1. Understand your audience

Louise Goodman, Marketing Director at jobs website monster, says your CV is your “personal marketing campaign” which “must make the reader believe you’re a worthwhile product”.

Employers will generally have the same objectives and they will look for candidates to help them achieve these, such as profit, market share, business development or creating new products for customers and will look for candidates who help them achieve these objectives.

Regardless of your experience, Louise advises candidates to use the CV to show what you have done and that you have the potential to bring it to the table

2. Highlight your achievements
The advice here is to show concrete evidence of your achievements, such as percentage increases in sales, or show how the influence you had on a project made a major impact.

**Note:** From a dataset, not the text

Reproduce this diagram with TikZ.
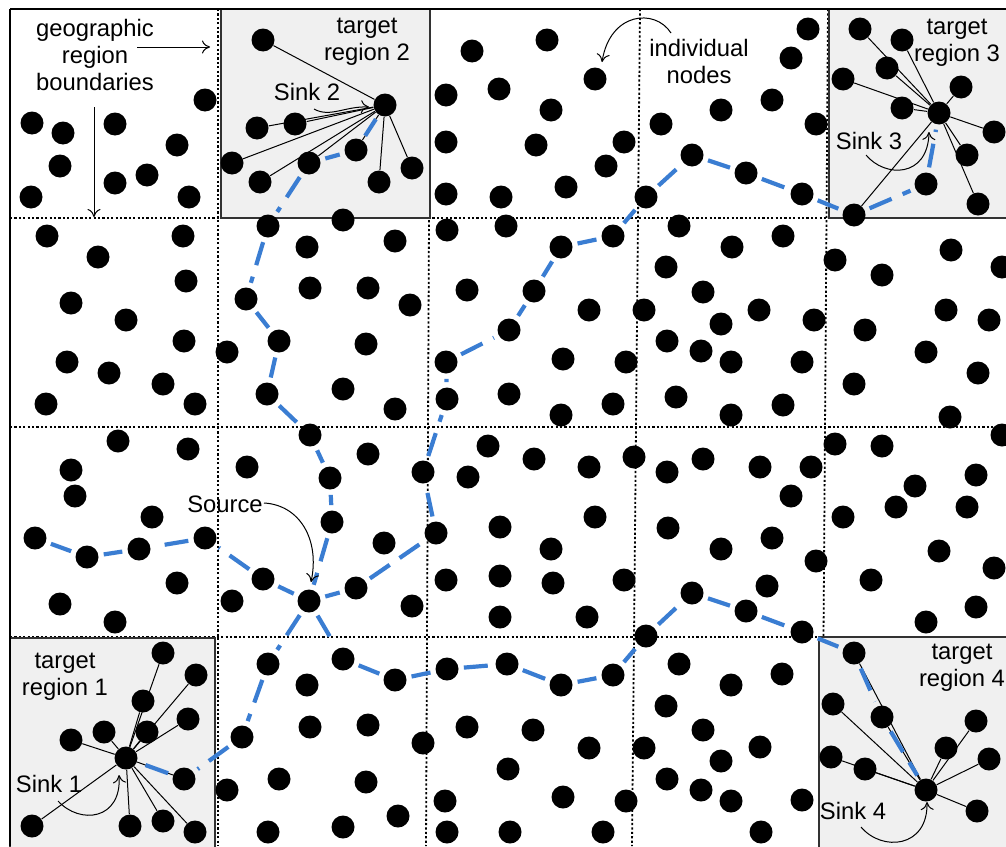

Louise says statements such “used new sales channels to increase market share beyond the UK, resulting in a 25% increase in turnover” suggests you used creativity, initiative and drive to reach a certain goal.

Try and pick at least one specific example per job you you’ve held and explain briefly how it improved the business. Remember, the CV is designed only to get you the interview, not the job, so don’t delve into too much detail.

And don’t underestimate what you achieved – instead of saying you were “ordering stationery”, say you were “responsible for ensuring the company had the necessary resources to operate efficiently” and remember to keep examples relevant and significant.

3. Avoid alienation
Most of us hate clichés and the business world is no exception.

So do your reader a favour and avoid clangers such as team player, project management skills, results orientated, people management skills or good communicator.

Think about it – would anyone claim to be the opposite of a team player? Good communication merely suggests that you can talk with other people, while project management skills just imply you are organised.

Oh, and be wary about using abbreviations since the first person looking at your CV is likely to be from the HR team.

4. Identify transferable skills

Transferable skills are the order of the day here, and there are countless ones which can be used for any number of jobs in different companies.

Bear in mind that although an employer may not need your skills on a certain IT package, they may be impressed that you have the ability to pick up new software quickly.

5. Explain gaps in your CV
There are many reasons why your CV may have gaps and recruiters don’t look down on candidates with them, but make sure they are explained in a positive manner because employers can be suspicious when these are not clarified.

For example if it was because of an extended holiday, say how your break helped develop in areas such as communication and organisational skills, plus any languages you may have picked up.

There is no need to go into detail for things like family issues while if there was nothing in the market for you, you could suggest you were waiting for the right opportunity to come along.